I was complaining about the state of the bathrooms at the university to Haroun before he left. "It's not that hard to clean the bathroom once a week--I'll buy the bleach and a mop, for heaven's sake. There's a maintenance guy, even if he's not well paid, why wouldn't he do the job passably well--what's the option, sit around and not do it?" Then Haroun told me a story that I thought was pretty insightful. His last time here he'd stayed somewhere else and every day he came home he would see the guy across the street go to have tea next door at the teahouse. And everyday he fought with the broken door leading out of the property to the sidewalk--one or both of the hinges were broken. "He uses that door at least four times a day--why doesn't he fix it?" Haroun said he thought to himself. Well, after a few weeks the man spoke with Haroun asking if he was the nephew of such-and-such (Haroun's family were high up in the government when the Soviets invaded--many were killed or imprisoned). So the man invited Haroun to tea and they had a long talk. Haroun asked, "I'm sorry, but I notice everyday you struggle with that broken door--why don't you have it fixed?" The man told Haroun he'd fixed it many times, but it was continually damaged by the fighting taking place in the city. He also told Haroun about how his wife and daughter had been killed during the course of all the fighting in Afghanistan and how another daughter had lost her legs. Then Haroun (and I) realized how unimportant the door must be in the context of all that heartbreak.

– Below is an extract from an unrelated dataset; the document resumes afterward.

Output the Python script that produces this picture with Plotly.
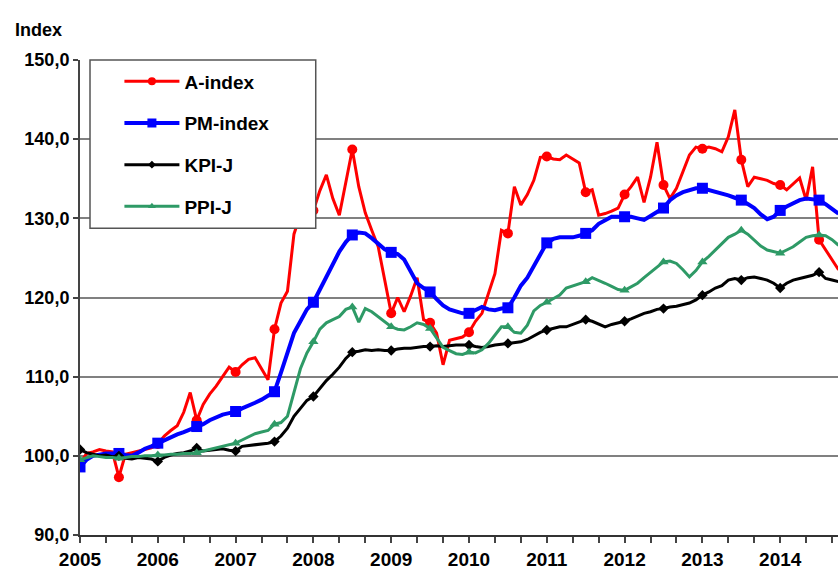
import plotly.graph_objects as go

# Monthly data, Jan 2005 onward
start_year = 2005
a_index = [99.0, 100.3, 100.5, 100.8, 100.6, 100.5, 97.3, 100.2, 100.4, 100.6, 100.8, 101.0,
           101.5, 102.5, 103.2, 103.8, 105.5, 108.0, 104.5, 106.5, 107.8, 108.8, 110.0, 111.2,
           110.6, 111.5, 112.2, 112.4, 111.0, 109.6, 116.0, 119.3, 120.8, 128.0, 130.5, 132.0,
           131.0, 133.5, 135.5, 132.5, 130.4, 134.5, 138.7, 134.0, 130.7, 128.5, 126.4, 122.2,
           118.0, 120.0, 118.2, 120.2, 122.5, 117.2, 116.8, 115.5, 111.5, 114.6, 114.8, 115.0,
           115.6, 117.0, 118.0, 120.5, 123.0, 128.5, 128.1, 134.0, 131.7, 133.0, 134.8, 137.7,
           137.8, 137.5, 137.4, 138.0, 137.5, 137.0, 133.3, 133.6, 130.4, 130.6, 130.9, 131.3,
           133.0, 134.0, 135.2, 132.0, 135.2, 139.6, 134.2, 132.5, 133.8, 135.8, 138.0, 139.0,
           138.8, 139.0, 138.8, 138.4, 140.3, 143.7, 137.4, 134.0, 135.2, 135.0, 134.8, 134.4,
           134.2, 133.6, 134.3, 135.1, 132.3, 136.5, 127.3, 126.0, 124.7, 123.5]

pm_index = [98.6, 99.5, 100.0, 100.2, 100.3, 100.3, 100.3, 100.1, 100.0, 100.4, 100.9, 101.2,
            101.6, 102.0, 102.3, 102.7, 103.0, 103.3, 103.7, 104.0, 104.5, 104.9, 105.2, 105.4,
            105.6, 106.0, 106.3, 106.7, 107.1, 107.6, 108.1, 110.5, 113.0, 115.5, 117.0, 118.5,
            119.4, 121.0, 122.6, 124.3, 125.8, 127.0, 127.9, 128.2, 128.1, 127.5, 126.8, 126.1,
            125.7, 125.5, 124.8, 123.2, 121.8, 121.2, 120.7, 119.8, 119.0, 118.5, 118.2, 118.0,
            118.0, 118.4, 118.8, 118.5, 118.4, 118.6, 118.7, 120.0, 121.5, 122.5, 124.0, 125.5,
            126.9, 127.4, 127.6, 127.6, 127.6, 127.8, 128.1, 128.5, 129.3, 129.8, 130.2, 130.2,
            130.2, 130.2, 130.0, 129.8, 130.3, 130.8, 131.3, 132.3, 132.9, 133.3, 133.6, 133.8,
            133.8, 133.6, 133.3, 133.1, 132.9, 132.6, 132.3, 131.8, 131.3, 130.5, 129.9, 130.2,
            131.0, 131.5, 131.9, 132.3, 132.5, 132.4, 132.3, 131.8, 131.2, 130.6]

kpi_j = [100.8, 100.4, 100.2, 100.0, 100.1, 99.9, 100.0, 99.7, 99.6, 99.8, 99.7, 99.6,
         99.3, 99.8, 100.1, 100.3, 100.4, 100.6, 101.0, 100.6, 100.7, 100.8, 100.9, 100.7,
         100.6, 101.2, 101.3, 101.4, 101.5, 101.6, 101.8, 102.5, 103.5, 105.0, 106.0, 107.0,
         107.5, 108.5, 109.5, 110.3, 111.2, 112.3, 113.1, 113.2, 113.4, 113.3, 113.4, 113.3,
         113.3, 113.5, 113.6, 113.6, 113.7, 113.8, 113.8, 113.9, 113.8, 113.9, 114.0, 114.0,
         114.0, 113.8, 113.7, 113.8, 114.0, 114.1, 114.2, 114.3, 114.4, 114.7, 115.2, 115.6,
         115.9, 116.1, 116.3, 116.3, 116.6, 116.9, 117.2, 117.0, 116.6, 116.3, 116.6, 116.8,
         117.0, 117.3, 117.6, 118.0, 118.2, 118.5, 118.6, 118.8, 118.9, 119.1, 119.3, 119.7,
         120.3, 120.7, 121.2, 121.5, 122.2, 122.4, 122.2, 122.5, 122.6, 122.4, 122.2, 121.8,
         121.2, 121.8, 122.2, 122.4, 122.6, 122.8, 123.2, 122.4, 122.2, 122.0]

ppi_j = [99.5, 99.8, 100.0, 99.9, 99.8, 99.8, 99.7, 99.8, 99.9, 99.9, 100.0, 100.0,
         100.1, 100.1, 100.2, 100.2, 100.3, 100.3, 100.4, 100.6, 100.8, 101.0, 101.2, 101.4,
         101.6, 102.0, 102.4, 102.8, 103.0, 103.2, 104.0, 104.2, 105.0, 108.0, 111.0, 113.0,
         114.4, 116.0, 116.8, 117.2, 117.6, 118.5, 118.8, 116.9, 118.6, 118.2, 117.6, 117.0,
         116.3, 116.0, 115.9, 116.3, 116.8, 116.6, 116.1, 114.9, 113.7, 113.3, 112.9, 112.8,
         113.1, 113.0, 113.4, 114.2, 115.2, 116.3, 116.3, 115.6, 115.5, 116.5, 118.3, 119.0,
         119.4, 119.8, 120.3, 121.2, 121.5, 121.8, 122.0, 122.5, 122.2, 121.8, 121.4, 121.0,
         120.9, 121.4, 121.8, 122.5, 123.2, 123.8, 124.5, 124.6, 124.3, 123.5, 122.6, 123.4,
         124.5, 125.2, 126.0, 126.8, 127.6, 128.0, 128.5, 128.0, 127.2, 126.5, 126.0, 125.8,
         125.6, 126.0, 126.4, 127.0, 127.6, 127.8, 127.9, 127.8, 127.3, 126.6]

year_ticks = list(range(2005, 2015))
year_labels = [str(y) for y in year_ticks]
y_ticks = [90, 100, 110, 120, 130, 140, 150]
y_labels = ["90,0", "100,0", "110,0", "120,0", "130,0", "140,0", "150,0"]

series = [
    ("A-index", a_index, "#ff0000", 3, "circle", 10),
    ("PM-index", pm_index, "#0000ff", 4, "square", 11),
    ("KPI-J", kpi_j, "#000000", 3, "diamond", 8),
    ("PPI-J", ppi_j, "#2e9a66", 3, "triangle-up", 9),
]

FONT = "Arial, Liberation Sans, sans-serif"
fig = go.Figure()
for k, (name, vals, color, lw, sym, ms) in enumerate(series):
    xs = [start_year + i / 12 for i in range(len(vals))]
    fig.add_trace(go.Scatter(x=xs, y=vals, mode="lines", name=name,
                             line=dict(color=color, width=lw),
                             showlegend=False, legendgroup=name, hoverinfo="skip"))
    fig.add_trace(go.Scatter(x=xs[::6], y=vals[::6], mode="markers", name=name,
                             marker=dict(color=color, size=ms, symbol=sym),
                             showlegend=False, legendgroup=name))
    fig.add_trace(go.Scatter(x=[None], y=[None], mode="lines+markers", name=name,
                             line=dict(color=color, width=lw),
                             marker=dict(color=color, size=ms - 2, symbol=sym),
                             showlegend=True, legendgroup=name))

fig.add_shape(type="rect", xref="paper", yref="paper",
              x0=0.0132, x1=0.311, y0=0.646, y1=1.0,
              line=dict(color="#555555", width=1.5), fillcolor="white", layer="above")

fig.update_layout(
    width=838, height=572,
    margin=dict(l=80, r=0, t=60, b=37),
    paper_bgcolor="white", plot_bgcolor="white",
    font=dict(family=FONT, color="black"),
    showlegend=True,
    legend=dict(x=0.052, y=0.995, xanchor="left", yanchor="top",
                bgcolor="rgba(0,0,0,0)", borderwidth=0,
                font=dict(size=19, family=FONT, color="black", weight="bold"),
                tracegroupgap=14, itemwidth=55),
    xaxis=dict(range=[2005, 2014.743], tickmode="array", tickvals=year_ticks, ticktext=year_labels,
               ticks="outside", ticklen=6, tickcolor="#444", tickwidth=1.5,
               minor=dict(dtick=1/3, tick0=2005, ticks="outside", ticklen=6, tickcolor="#444", showgrid=False),
               showline=True, linecolor="#333", linewidth=2, showgrid=False, zeroline=False,
               tickfont=dict(size=19, family=FONT, color="black", weight="bold")),
    yaxis=dict(range=[90, 150], tickmode="array", tickvals=y_ticks, ticktext=y_labels,
               ticks="outside", ticklen=5, tickcolor="#444", tickwidth=1.5,
               showline=True, linecolor="#444", linewidth=2,
               showgrid=True, gridcolor="#808080", gridwidth=1.5, zeroline=False,
               tickfont=dict(size=18, family=FONT, color="black", weight="bold")),
    annotations=[dict(text="Index", xref="paper", yref="paper", x=-0.088, y=1.0,
                      xanchor="left", yanchor="bottom", yshift=18, showarrow=False,
                      font=dict(size=18, family=FONT, color="black", weight="bold"))],
)

fig.write_html("out.html", config={"displayModeBar": False},
               post_script="document.body.style.margin='0';document.body.style.overflow='hidden';")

I first learned working as a camp counsellor at YMCA Camp Pepin, but seem to have to learn over and over you've got to appreciate people on their terms, not on yours.
One day when he came to the library, Haroun was looking through the library's English-language card catalogue. "Look at all these books they used to have..." "Used to have, what happened to them?" "They had to burn them..." and I'm thinking because of the Taliban when he concluded, "...for heat." The catalogues on the left of the pillar are/were for the English-language books.